Last week, AARP doubled-down on its insistence that Social Security and Medicare benefits should be off the table in negotiations to stabilize the nation’s debt. It did so in a letter to members of the deficit reduction “super committee” and in response to a Concord Coalition statement criticizing AARP’s new ad campaign, which warns that 50 million seniors will be heard from on election day if Congress even thinks about touching their benefits or asking them to pay more.
AARP’s further explanations are not encouraging. It continues to insist that Social Security poses little, if any, budgetary challenge because of an ample trust fund surplus and that cutting unspecified “waste” in Medicare can avoid hard choices on benefits and cost-sharing. AARP’s response to Concord’s statement:
The natural outcome of AARP’s position is continued, if not intensified, political gridlock. The politics of deficit reduction are hard enough without interest groups building walls around favored items. Exemptions sow resentments, destroying the needed sense of shared sacrifice.
Should military veterans accept a cut in their benefits when Social Security can’t be touched? Should taxes on workers be raised or programs for children cut when seniors keep their 75 percent subsidy for physician services and pharmaceuticals? This political dilemma was recognized by two bipartisan fiscal commissions last year that recommended broad changes across all segments of the budget.
Moreover, ominously, AARP’s refusal to have its members bear any of the sacrifices needed to solve our fiscal problems pits generations against one another and risks the broad support Social Security and Medicare have enjoyed. Social insurance programs critically depend on everyone's approval and trust. They form an implied generational compact in which each generation's welfare depends directly upon the willingness of the next generation to participate. If the next generation grows disaffected, the survival of the system is thrown into question.
The issue is not whether Social Security and Medicare are good programs. They are. The issue is whether they are sustainable over the long term in their present form. They aren’t.
Social Security and Medicare already comprise 33 percent of the budget. In the years ahead, an aging population will greatly expand the number of beneficiaries for both programs, while rising health care costs will increase the cost per beneficiary for Medicare.

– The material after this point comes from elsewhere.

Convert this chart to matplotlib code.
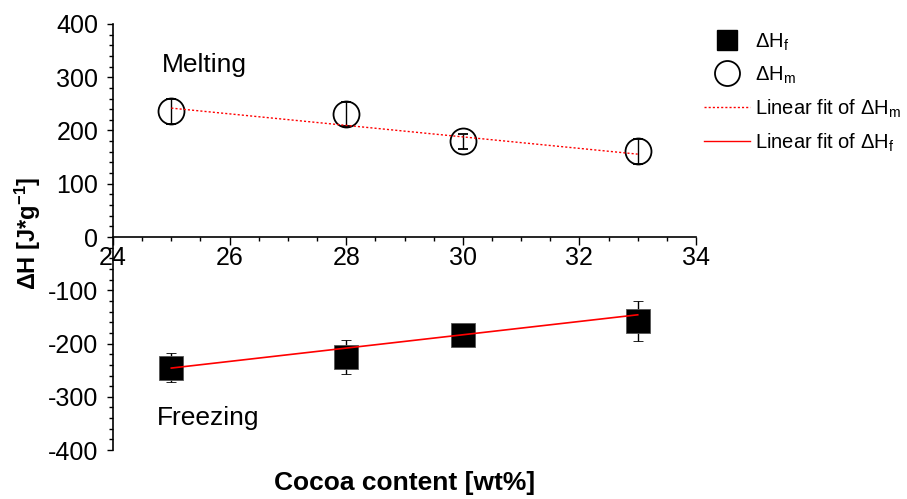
import numpy as np
import matplotlib
matplotlib.use('Agg')
import matplotlib.pyplot as plt
from matplotlib.lines import Line2D
from matplotlib.ticker import MultipleLocator

plt.rcParams['font.family'] = ['Liberation Sans', 'DejaVu Sans']
plt.rcParams['mathtext.fontset'] = 'custom'
plt.rcParams['mathtext.rm'] = 'Liberation Sans'
plt.rcParams['mathtext.it'] = 'Liberation Sans:italic'
plt.rcParams['mathtext.bf'] = 'Liberation Sans:bold'
plt.rcParams['axes.unicode_minus'] = False

# --- data ---
cocoa = [25, 28, 30, 33]
dh_melt = [236, 231, 180, 161]
dh_melt_err = [24, 23, 14, 23]
dh_freeze = [-245, -225, -183, -158]
dh_freeze_err = [27, 32, 10, 38]

# linear fit coefficients (slope, intercept)
fit_melt = [-10.8, 512.0]
fit_freeze = [12.5, -558.5]

fig = plt.figure(figsize=(9.07, 4.99), dpi=100)
ax = fig.add_axes([0.1246, 0.098, 0.6428, 0.854])

xf = np.array([cocoa[0], cocoa[-1]])
ax.plot(xf, np.polyval(fit_melt, xf), ls=(0, (1.5, 1.5)), color='red', lw=1, zorder=3)
ax.plot(xf, np.polyval(fit_freeze, xf), ls='-', color='red', lw=1.2, zorder=3)

ax.errorbar(cocoa, dh_melt, yerr=dh_melt_err, fmt='o', ms=18.7, mfc='none',
            mec='black', mew=1.3, ecolor='black', elinewidth=1, capsize=3.5, zorder=2)
ax.errorbar(cocoa, dh_freeze, yerr=dh_freeze_err, fmt='s', ms=17, mfc='black',
            mec='#555555', mew=0.6, ecolor='black', elinewidth=1, capsize=3.5, zorder=2)

ax.set_xlim(24, 34)
ax.set_ylim(-400, 400)
ax.xaxis.set_major_locator(MultipleLocator(2))
ax.xaxis.set_minor_locator(MultipleLocator(0.5))
ax.yaxis.set_major_locator(MultipleLocator(100))
ax.yaxis.set_minor_locator(MultipleLocator(20))

ax.spines['top'].set_visible(False)
ax.spines['right'].set_visible(False)
ax.spines['bottom'].set_position(('data', 0))
for s in ('left', 'bottom'):
    ax.spines[s].set_linewidth(1.2)

ax.tick_params(axis='x', which='major', direction='out', length=5.5, width=1,
               labelsize=18, pad=1)
ax.tick_params(axis='x', which='minor', direction='out', length=3, width=1)
ax.tick_params(axis='y', which='major', direction='out', length=4.5, width=1,
               labelsize=18, pad=6)
ax.tick_params(axis='y', which='minor', direction='out', length=3, width=1)

ax.set_ylabel('ΔH [J*g$^{\\mathbf{-1}}$]', fontsize=17, fontweight='bold')
ax.yaxis.set_label_coords(-0.12, 0.509)
fig.text(404.5 / 907, 1 - 483 / 499, 'Cocoa content [wt%]', fontsize=19,
         fontweight='bold', ha='center', va='center')

ax.text(24.835, 323, 'Melting', fontsize=19, ha='left', va='center')
ax.text(24.75, -340, 'Freezing', fontsize=19, ha='left', va='center')

handles = [
    Line2D([], [], ls='none', marker='s', ms=15, mfc='black', mec='black'),
    Line2D([], [], ls='none', marker='o', ms=18, mfc='none', mec='black', mew=1.3),
    Line2D([], [], ls=(0, (1.5, 1.5)), color='red', lw=1),
    Line2D([], [], ls='-', color='red', lw=1),
]
labels = ['ΔH$_\\mathrm{f}$', 'ΔH$_\\mathrm{m}$',
          'Linear fit of ΔH$_\\mathrm{m}$', 'Linear fit of ΔH$_\\mathrm{f}$']
fig.legend(handles, labels, loc='upper left', bbox_to_anchor=(0.7675, 0.953),
           frameon=False, fontsize=14.5, handlelength=2.3, handletextpad=0.2,
           labelspacing=0.58, borderaxespad=0)

fig.savefig('out.png', dpi=100)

Both factors will put heavy pressure on the budget. This conclusion is not one cooked up by The Concord Coalition. The CBO, the Government Accountability Office (GAO) and the programs’ own trustees under Democratic and Republican administrations have all warned of huge imbalances in the years ahead.
Neither program can pay promised benefits without a large and growing dose of general revenue from the Treasury. This puts them in competition with other spending priorities. AARP’s position, which seems to represent a new hard-line approach, is that there should be no competition at all…senior benefits must always win. This would inevitably mean deep cuts in all other federal spending, large tax increases, or unsustainable levels of borrowing. It is an untenable position.
To bring deficits and debt under control, policymakers will ultimately need to reduce projected spending to levels that can be supported with plausible levels of taxes and debt. Given their size and projected growth, any strategy for fiscal sustainability will require reform of Medicare and Social Security. This will require difficult choices regarding who should receive what level of benefits, and how those benefits should be delivered.
To be clear, AARP is not the only organization in Washington that has taken a hard line against changes affecting its interests. Anti-tax advocates, in particular, have made a point of insisting that there must be no net tax increase. That, however, is little comfort and simply underscores AARP’s lost opportunity for leadership. Unfortunately, the nation’s leading advocate for seniors is not ready to have an “adult conversation” about Social Security and Medicare.